= DATA EXTRACT =
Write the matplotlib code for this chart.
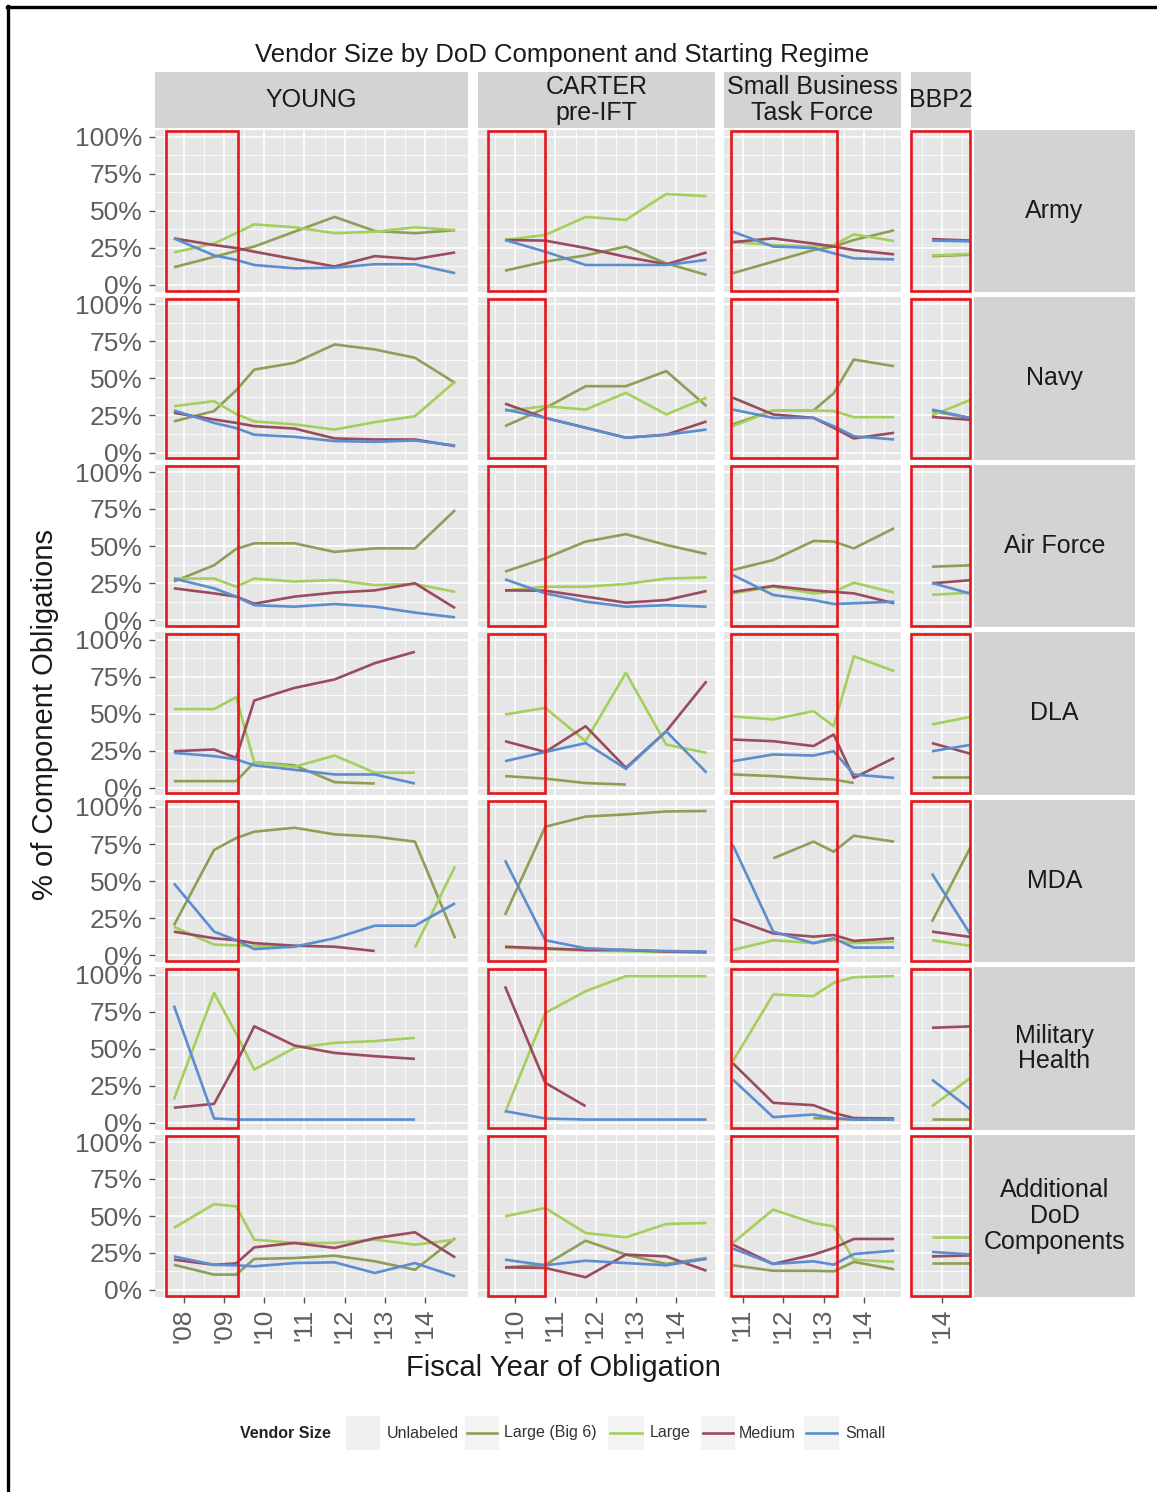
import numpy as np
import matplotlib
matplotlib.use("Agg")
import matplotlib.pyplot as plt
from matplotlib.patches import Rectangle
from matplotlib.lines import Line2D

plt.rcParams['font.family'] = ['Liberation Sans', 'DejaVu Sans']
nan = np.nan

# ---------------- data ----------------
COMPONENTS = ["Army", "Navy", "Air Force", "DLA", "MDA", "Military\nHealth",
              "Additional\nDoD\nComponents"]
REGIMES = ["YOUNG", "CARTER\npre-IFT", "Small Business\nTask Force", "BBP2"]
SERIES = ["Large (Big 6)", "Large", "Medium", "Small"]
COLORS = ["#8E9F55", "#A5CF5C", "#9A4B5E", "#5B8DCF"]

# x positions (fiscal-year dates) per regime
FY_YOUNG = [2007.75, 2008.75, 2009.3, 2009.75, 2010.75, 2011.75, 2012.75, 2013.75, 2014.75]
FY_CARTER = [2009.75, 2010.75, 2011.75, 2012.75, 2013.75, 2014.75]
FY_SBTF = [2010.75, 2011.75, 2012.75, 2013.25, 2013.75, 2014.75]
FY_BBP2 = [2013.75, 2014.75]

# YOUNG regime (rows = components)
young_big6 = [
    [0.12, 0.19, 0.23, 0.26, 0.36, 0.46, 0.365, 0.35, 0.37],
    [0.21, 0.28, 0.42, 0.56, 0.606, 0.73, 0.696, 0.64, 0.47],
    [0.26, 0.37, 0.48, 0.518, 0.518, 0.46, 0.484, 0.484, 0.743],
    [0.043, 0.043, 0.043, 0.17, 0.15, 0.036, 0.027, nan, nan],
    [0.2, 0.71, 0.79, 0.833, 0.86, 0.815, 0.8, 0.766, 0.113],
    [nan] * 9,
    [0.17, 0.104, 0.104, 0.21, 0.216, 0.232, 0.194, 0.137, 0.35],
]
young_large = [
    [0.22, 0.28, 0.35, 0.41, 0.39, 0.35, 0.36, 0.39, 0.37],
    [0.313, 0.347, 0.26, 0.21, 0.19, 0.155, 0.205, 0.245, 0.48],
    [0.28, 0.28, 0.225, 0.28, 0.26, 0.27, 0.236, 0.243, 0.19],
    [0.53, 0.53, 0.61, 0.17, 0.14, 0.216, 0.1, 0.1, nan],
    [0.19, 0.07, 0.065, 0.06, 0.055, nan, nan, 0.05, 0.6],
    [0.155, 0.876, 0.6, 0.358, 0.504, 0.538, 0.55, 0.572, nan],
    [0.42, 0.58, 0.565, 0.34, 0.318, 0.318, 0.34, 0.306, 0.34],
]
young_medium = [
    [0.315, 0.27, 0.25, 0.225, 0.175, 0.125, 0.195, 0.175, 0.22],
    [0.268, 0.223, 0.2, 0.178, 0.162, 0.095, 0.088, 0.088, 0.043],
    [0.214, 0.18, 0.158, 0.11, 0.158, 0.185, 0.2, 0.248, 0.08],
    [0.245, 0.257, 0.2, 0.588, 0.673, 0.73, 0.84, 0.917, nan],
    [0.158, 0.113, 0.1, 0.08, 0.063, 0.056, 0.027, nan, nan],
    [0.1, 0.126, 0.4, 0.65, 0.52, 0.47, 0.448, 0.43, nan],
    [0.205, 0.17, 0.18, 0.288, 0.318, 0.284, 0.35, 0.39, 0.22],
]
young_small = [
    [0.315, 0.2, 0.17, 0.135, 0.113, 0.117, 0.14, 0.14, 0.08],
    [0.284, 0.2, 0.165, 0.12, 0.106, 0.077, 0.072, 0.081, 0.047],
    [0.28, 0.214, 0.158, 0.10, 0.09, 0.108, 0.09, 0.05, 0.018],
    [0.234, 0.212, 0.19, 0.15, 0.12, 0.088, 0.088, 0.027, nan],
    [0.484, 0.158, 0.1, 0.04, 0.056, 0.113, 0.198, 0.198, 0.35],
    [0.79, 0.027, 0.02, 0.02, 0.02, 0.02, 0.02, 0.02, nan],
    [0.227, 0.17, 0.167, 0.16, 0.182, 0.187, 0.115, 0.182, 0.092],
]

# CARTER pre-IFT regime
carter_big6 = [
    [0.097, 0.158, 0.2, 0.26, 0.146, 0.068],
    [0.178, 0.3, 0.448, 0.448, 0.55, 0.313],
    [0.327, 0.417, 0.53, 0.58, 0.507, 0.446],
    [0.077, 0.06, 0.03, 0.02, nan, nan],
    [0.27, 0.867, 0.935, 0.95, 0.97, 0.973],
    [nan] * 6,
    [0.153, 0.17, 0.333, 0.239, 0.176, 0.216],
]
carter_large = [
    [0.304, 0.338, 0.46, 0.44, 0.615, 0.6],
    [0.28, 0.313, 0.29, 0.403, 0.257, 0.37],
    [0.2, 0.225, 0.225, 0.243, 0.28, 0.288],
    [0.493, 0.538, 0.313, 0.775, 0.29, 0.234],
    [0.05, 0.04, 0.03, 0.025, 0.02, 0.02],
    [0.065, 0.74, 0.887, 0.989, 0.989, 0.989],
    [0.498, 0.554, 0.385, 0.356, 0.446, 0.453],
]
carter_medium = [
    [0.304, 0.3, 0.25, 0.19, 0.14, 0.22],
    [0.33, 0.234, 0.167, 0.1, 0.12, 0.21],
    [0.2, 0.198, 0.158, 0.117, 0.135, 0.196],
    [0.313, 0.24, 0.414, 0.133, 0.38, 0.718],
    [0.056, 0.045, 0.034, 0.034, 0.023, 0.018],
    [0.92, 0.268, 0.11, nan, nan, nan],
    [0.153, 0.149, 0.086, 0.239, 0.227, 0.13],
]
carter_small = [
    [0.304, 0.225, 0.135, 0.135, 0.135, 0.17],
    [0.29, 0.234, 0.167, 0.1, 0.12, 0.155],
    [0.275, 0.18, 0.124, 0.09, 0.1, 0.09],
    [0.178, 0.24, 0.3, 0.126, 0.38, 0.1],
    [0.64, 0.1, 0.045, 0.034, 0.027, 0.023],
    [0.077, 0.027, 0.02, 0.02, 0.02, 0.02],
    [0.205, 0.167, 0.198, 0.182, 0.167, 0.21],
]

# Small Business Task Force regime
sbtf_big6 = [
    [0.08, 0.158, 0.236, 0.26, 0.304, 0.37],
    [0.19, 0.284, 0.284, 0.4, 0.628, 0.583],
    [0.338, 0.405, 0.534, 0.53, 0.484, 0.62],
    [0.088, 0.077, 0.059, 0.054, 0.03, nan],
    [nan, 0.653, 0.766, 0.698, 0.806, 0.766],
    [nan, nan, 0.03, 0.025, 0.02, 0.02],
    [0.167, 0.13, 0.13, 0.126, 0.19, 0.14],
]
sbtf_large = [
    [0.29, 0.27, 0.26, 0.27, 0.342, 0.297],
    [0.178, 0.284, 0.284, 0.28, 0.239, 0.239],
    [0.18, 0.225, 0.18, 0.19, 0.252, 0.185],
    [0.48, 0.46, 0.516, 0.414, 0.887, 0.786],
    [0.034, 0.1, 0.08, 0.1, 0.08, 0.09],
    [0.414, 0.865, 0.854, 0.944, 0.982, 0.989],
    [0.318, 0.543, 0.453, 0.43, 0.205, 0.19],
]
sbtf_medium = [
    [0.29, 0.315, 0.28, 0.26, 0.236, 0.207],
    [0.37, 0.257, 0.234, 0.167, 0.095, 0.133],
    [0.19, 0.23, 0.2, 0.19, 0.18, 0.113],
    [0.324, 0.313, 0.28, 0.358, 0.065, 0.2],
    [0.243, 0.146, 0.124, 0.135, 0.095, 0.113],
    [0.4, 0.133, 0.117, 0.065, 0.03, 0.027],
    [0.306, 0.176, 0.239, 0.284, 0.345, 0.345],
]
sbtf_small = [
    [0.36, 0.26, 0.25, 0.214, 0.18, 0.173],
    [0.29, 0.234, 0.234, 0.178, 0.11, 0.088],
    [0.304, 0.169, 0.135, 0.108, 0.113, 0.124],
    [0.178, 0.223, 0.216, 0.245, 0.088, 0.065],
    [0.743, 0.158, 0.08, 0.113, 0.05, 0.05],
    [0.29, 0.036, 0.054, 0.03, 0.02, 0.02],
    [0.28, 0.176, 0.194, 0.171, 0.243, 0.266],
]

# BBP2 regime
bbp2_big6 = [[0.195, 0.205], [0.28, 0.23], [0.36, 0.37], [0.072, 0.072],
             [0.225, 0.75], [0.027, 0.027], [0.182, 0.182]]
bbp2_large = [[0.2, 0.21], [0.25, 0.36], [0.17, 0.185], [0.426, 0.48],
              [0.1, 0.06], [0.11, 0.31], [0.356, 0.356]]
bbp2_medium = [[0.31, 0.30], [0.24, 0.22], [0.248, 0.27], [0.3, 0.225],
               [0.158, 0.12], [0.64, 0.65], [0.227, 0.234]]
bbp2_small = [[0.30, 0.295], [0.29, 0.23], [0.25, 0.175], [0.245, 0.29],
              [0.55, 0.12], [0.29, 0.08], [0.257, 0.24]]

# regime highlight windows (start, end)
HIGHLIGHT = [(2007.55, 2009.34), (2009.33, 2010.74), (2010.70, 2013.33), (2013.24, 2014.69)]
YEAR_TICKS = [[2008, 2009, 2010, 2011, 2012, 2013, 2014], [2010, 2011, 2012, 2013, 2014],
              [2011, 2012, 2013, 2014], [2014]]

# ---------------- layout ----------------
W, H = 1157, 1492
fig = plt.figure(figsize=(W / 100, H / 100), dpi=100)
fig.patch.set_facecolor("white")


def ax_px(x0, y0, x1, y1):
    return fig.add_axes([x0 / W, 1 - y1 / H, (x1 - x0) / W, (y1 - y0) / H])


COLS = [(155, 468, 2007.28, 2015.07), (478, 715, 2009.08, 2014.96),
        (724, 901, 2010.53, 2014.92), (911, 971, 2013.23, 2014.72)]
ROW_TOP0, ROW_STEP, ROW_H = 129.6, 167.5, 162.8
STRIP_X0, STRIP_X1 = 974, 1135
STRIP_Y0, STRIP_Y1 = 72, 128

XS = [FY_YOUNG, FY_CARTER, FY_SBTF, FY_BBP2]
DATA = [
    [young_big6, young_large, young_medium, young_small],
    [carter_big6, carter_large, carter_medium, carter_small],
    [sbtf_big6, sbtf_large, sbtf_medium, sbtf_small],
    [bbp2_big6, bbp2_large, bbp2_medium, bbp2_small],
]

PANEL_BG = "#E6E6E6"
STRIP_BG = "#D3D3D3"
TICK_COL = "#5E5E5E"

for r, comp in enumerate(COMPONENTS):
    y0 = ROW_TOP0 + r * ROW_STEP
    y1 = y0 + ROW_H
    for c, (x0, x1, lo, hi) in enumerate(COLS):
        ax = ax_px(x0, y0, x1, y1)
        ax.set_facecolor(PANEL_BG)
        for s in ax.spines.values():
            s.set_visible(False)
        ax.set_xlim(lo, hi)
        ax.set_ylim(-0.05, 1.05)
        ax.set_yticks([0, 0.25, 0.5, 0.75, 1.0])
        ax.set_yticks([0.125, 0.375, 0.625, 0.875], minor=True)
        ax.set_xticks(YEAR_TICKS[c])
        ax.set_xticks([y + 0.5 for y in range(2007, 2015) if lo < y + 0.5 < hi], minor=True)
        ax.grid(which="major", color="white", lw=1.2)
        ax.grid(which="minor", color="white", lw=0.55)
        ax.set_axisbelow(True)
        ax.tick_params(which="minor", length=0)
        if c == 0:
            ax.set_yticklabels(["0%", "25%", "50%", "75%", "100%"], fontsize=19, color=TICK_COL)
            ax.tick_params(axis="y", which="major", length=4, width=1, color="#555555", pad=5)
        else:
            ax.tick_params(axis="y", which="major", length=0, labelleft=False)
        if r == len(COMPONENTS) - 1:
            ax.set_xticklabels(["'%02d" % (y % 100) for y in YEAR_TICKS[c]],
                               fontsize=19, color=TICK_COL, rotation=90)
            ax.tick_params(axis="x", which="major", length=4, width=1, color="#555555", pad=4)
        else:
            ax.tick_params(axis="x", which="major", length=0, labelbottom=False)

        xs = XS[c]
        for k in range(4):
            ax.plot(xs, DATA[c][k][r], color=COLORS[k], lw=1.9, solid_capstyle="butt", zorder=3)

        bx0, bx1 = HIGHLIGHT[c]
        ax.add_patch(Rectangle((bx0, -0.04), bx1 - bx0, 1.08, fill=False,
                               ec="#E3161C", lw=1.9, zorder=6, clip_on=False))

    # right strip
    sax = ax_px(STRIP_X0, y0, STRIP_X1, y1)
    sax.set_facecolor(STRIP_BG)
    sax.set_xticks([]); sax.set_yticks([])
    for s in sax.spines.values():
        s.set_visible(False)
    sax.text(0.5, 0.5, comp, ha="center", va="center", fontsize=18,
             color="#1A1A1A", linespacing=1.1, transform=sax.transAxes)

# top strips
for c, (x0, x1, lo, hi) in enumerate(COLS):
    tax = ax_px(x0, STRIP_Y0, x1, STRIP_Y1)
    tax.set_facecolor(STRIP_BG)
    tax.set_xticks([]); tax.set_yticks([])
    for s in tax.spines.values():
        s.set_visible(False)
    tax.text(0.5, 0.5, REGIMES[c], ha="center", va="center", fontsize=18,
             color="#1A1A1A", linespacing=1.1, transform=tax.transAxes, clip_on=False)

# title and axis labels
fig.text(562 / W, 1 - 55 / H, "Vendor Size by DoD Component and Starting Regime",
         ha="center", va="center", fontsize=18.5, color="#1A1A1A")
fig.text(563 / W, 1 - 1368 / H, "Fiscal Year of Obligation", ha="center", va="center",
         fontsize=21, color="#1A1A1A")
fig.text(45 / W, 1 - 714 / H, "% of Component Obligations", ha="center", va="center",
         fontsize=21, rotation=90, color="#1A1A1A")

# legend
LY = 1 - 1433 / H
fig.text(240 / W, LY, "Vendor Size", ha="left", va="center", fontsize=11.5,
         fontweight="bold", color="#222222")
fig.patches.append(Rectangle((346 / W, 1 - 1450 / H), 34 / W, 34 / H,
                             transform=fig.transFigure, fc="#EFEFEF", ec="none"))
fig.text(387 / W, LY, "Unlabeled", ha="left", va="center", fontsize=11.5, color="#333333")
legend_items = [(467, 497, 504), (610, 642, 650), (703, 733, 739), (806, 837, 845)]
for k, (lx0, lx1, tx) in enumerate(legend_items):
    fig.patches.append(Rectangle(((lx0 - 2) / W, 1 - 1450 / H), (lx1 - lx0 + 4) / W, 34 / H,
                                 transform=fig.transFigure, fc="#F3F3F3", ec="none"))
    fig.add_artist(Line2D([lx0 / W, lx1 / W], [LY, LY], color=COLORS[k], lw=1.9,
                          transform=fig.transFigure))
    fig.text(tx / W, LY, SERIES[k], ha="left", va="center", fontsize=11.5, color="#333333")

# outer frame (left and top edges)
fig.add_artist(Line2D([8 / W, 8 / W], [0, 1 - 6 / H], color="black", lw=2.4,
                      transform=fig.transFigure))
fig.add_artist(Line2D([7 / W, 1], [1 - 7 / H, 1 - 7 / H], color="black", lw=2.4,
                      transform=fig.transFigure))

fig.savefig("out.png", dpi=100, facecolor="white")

= EXERCISE INSTRUCTIONS =
The lines from the start of the data through the line that contains "FY_BBP2 = [2013.75, 2014.75]" are to be returned exactly, please, with both ends included and every picture left out.

= EXERCISE RESPONSE =
Write the matplotlib code for this chart.
import numpy as np
import matplotlib
matplotlib.use("Agg")
import matplotlib.pyplot as plt
from matplotlib.patches import Rectangle
from matplotlib.lines import Line2D

plt.rcParams['font.family'] = ['Liberation Sans', 'DejaVu Sans']
nan = np.nan

# ---------------- data ----------------
COMPONENTS = ["Army", "Navy", "Air Force", "DLA", "MDA", "Military\nHealth",
              "Additional\nDoD\nComponents"]
REGIMES = ["YOUNG", "CARTER\npre-IFT", "Small Business\nTask Force", "BBP2"]
SERIES = ["Large (Big 6)", "Large", "Medium", "Small"]
COLORS = ["#8E9F55", "#A5CF5C", "#9A4B5E", "#5B8DCF"]

# x positions (fiscal-year dates) per regime
FY_YOUNG = [2007.75, 2008.75, 2009.3, 2009.75, 2010.75, 2011.75, 2012.75, 2013.75, 2014.75]
FY_CARTER = [2009.75, 2010.75, 2011.75, 2012.75, 2013.75, 2014.75]
FY_SBTF = [2010.75, 2011.75, 2012.75, 2013.25, 2013.75, 2014.75]
FY_BBP2 = [2013.75, 2014.75]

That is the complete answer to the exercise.